The U.S. must build roughly 100 gigawatts (GW) of wind and solar capacity annually through 2030 to hit its climate targets, but it developed just 28 GW in 2021. More than 920 GW have applied for grid interconnection, but most projects drop out when faced with insurmountable transmission upgrade costs that have many “free-rider” beneficiaries. Successful ones languish for years waiting for approval.

IRA incentives can help push through a greater share of these projects, but more importantly, they greatly increase the impact of any measures that ease these development bottlenecks. The Federal Energy Regulatory Commission and regional grid operators can refine outdated, unfair processes for connecting renewables to the power grid, helping break the dam on shovel-ready projects. They can also help spur new transmission line construction to open new wind- and solar-rich regions to development.

States should pass more ambitious clean energy targets to capitalize on federal support, ensuring utilities relinquish old biases to bring low-cost renewables online. Regulators should also re-examine utility resource plans in light of new energy economics, identifying coal facility retirement opportunities and forgoing risky new natural gas power plants for similarly performing clean energy portfolios. New IRA financing provisions can also help reduce the cost of paying down stranded assets, freeing up utility balance sheets for more renewable energy projects without raising rates.

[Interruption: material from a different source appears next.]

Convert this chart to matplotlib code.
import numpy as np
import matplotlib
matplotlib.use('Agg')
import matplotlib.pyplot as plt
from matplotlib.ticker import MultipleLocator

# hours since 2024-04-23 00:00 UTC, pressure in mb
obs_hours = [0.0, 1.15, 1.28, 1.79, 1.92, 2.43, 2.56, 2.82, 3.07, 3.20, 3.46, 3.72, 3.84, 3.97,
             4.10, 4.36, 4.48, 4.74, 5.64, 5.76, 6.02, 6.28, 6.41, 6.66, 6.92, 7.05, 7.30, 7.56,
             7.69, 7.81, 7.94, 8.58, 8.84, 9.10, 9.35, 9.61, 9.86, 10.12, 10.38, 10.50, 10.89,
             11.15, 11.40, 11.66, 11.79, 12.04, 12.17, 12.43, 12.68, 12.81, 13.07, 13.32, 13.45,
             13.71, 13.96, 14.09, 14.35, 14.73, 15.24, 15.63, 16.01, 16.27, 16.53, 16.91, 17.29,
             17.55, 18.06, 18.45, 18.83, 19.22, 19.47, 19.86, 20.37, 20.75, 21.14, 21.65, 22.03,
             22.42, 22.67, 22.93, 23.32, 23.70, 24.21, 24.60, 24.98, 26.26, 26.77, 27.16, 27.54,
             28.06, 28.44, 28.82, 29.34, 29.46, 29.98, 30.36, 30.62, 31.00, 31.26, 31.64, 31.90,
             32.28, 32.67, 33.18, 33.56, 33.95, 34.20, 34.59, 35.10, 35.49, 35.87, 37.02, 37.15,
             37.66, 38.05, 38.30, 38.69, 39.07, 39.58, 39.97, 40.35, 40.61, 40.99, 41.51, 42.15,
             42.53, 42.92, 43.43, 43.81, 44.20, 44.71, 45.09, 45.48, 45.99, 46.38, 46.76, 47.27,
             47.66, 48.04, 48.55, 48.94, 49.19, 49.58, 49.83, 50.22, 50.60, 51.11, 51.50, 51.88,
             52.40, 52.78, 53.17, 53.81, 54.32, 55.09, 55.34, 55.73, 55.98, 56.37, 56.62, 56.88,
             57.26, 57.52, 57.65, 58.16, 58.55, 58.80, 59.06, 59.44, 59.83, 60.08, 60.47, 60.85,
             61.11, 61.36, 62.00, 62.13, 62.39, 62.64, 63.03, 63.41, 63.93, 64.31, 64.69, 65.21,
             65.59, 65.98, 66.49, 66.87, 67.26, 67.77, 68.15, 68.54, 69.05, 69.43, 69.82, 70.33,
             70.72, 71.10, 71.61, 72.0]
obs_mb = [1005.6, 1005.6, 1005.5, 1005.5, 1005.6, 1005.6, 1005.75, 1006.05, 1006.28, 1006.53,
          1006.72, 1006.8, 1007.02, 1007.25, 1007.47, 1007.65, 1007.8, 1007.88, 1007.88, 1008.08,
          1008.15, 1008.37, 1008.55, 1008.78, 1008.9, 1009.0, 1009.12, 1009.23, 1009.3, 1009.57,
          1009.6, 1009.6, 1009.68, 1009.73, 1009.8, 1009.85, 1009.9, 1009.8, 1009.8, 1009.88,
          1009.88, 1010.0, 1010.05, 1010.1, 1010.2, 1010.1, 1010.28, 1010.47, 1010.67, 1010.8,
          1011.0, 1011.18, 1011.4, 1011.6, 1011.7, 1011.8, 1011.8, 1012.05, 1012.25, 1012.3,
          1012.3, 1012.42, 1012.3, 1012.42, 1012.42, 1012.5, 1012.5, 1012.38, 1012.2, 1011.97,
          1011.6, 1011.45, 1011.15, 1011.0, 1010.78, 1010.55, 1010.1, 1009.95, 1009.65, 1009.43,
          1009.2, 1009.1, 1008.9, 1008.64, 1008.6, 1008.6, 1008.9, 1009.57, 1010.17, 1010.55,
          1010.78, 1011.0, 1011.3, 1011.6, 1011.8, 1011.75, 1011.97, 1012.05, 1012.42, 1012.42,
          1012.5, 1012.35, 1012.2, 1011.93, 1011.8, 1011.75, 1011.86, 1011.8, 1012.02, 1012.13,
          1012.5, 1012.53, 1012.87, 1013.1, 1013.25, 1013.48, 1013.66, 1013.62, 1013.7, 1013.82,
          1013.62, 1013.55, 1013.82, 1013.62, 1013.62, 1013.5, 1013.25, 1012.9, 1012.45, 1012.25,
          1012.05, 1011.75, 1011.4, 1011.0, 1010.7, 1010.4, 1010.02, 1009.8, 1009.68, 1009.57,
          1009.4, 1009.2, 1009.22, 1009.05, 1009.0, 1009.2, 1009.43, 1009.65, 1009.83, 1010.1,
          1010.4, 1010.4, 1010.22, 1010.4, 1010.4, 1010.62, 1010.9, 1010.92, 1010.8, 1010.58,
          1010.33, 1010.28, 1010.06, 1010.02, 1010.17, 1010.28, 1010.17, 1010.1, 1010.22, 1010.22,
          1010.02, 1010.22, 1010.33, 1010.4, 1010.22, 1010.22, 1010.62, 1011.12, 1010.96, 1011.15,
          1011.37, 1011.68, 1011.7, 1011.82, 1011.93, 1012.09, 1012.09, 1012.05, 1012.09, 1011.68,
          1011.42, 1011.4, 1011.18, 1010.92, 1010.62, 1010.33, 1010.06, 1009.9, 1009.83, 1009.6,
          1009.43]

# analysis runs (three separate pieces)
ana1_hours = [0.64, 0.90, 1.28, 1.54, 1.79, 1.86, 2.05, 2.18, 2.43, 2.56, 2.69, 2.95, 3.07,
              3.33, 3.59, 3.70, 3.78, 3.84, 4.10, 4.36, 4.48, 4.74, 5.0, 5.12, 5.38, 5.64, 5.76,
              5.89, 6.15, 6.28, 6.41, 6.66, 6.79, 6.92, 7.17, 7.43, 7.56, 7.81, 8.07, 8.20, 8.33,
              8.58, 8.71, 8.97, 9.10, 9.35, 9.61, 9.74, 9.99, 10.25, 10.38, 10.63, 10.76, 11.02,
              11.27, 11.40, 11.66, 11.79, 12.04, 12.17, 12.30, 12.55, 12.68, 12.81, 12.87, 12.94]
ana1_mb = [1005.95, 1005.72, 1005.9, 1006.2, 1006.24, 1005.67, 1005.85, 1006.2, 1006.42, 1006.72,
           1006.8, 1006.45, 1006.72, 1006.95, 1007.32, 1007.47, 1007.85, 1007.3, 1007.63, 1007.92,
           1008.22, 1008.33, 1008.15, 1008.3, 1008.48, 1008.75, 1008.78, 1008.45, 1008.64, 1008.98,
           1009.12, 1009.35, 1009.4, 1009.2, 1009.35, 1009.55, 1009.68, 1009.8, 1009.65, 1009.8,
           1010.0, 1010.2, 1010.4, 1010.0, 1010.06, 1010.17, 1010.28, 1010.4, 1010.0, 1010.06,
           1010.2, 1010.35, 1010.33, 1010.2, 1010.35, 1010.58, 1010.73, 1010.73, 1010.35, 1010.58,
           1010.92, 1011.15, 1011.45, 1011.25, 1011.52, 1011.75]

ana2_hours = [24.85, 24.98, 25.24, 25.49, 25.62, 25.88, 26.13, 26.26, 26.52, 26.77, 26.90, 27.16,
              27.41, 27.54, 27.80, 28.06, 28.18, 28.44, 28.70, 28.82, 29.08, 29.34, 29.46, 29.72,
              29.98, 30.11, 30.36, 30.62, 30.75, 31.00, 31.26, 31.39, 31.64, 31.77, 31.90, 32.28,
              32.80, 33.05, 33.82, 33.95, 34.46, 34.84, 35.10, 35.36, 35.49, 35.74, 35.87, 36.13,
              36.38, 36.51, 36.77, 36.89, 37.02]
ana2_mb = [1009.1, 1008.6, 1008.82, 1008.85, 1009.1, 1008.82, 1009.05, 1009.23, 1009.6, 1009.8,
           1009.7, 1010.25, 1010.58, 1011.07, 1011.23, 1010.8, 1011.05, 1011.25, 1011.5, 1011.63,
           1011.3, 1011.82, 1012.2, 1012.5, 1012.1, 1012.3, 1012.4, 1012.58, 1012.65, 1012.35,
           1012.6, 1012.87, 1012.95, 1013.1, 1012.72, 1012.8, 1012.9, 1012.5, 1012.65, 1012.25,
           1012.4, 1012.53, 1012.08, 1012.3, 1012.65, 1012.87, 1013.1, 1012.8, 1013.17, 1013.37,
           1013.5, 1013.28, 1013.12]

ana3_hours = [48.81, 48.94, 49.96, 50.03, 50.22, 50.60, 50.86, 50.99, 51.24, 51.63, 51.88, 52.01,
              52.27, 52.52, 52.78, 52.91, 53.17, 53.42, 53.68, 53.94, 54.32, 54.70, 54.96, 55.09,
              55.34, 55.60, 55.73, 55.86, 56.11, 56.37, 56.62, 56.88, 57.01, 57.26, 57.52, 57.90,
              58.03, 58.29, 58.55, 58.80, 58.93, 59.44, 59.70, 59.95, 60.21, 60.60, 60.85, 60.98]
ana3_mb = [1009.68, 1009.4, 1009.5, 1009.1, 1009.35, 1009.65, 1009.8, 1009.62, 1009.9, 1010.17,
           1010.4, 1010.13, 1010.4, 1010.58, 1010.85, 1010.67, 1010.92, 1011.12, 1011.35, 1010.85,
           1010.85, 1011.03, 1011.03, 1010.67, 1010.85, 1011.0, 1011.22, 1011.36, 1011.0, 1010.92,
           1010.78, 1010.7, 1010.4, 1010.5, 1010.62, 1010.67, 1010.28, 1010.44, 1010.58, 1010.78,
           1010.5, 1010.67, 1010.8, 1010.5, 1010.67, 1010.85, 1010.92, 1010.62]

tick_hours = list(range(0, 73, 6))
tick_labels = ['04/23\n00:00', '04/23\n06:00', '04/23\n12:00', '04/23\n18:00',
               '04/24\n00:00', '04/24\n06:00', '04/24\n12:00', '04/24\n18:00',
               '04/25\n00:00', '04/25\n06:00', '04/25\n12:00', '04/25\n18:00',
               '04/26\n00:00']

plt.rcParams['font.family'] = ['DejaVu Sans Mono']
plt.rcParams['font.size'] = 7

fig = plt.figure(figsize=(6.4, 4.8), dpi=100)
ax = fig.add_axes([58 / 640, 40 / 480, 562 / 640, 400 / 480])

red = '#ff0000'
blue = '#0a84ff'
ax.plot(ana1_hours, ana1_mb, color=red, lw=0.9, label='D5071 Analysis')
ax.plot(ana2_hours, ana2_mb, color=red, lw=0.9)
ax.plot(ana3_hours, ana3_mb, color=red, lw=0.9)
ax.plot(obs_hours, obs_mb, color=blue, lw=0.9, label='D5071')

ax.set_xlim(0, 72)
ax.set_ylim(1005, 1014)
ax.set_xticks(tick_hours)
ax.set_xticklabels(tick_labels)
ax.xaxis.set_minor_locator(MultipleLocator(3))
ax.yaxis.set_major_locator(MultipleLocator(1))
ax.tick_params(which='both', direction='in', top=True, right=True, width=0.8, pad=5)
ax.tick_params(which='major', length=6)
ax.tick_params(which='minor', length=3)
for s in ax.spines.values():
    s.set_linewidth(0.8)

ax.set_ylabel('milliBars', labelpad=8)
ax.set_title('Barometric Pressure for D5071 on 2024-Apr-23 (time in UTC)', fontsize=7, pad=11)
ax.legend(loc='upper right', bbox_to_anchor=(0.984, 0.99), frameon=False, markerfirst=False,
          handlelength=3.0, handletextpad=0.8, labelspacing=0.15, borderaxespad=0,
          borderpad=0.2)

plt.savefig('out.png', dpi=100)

The IRA’s clean energy tax credits can accelerate power decarbonization to give us a fighting chance at meeting our climate goals, while creating new manufacturing jobs and strengthening the economy. It sets the U.S. up for global competitiveness across the 21st century while working toward a stable climate. If utilities, developers, and regulators take full advantage of the opportunity, generations of Americans will benefit from cheaper electricity, cleaner air, and a growing economy.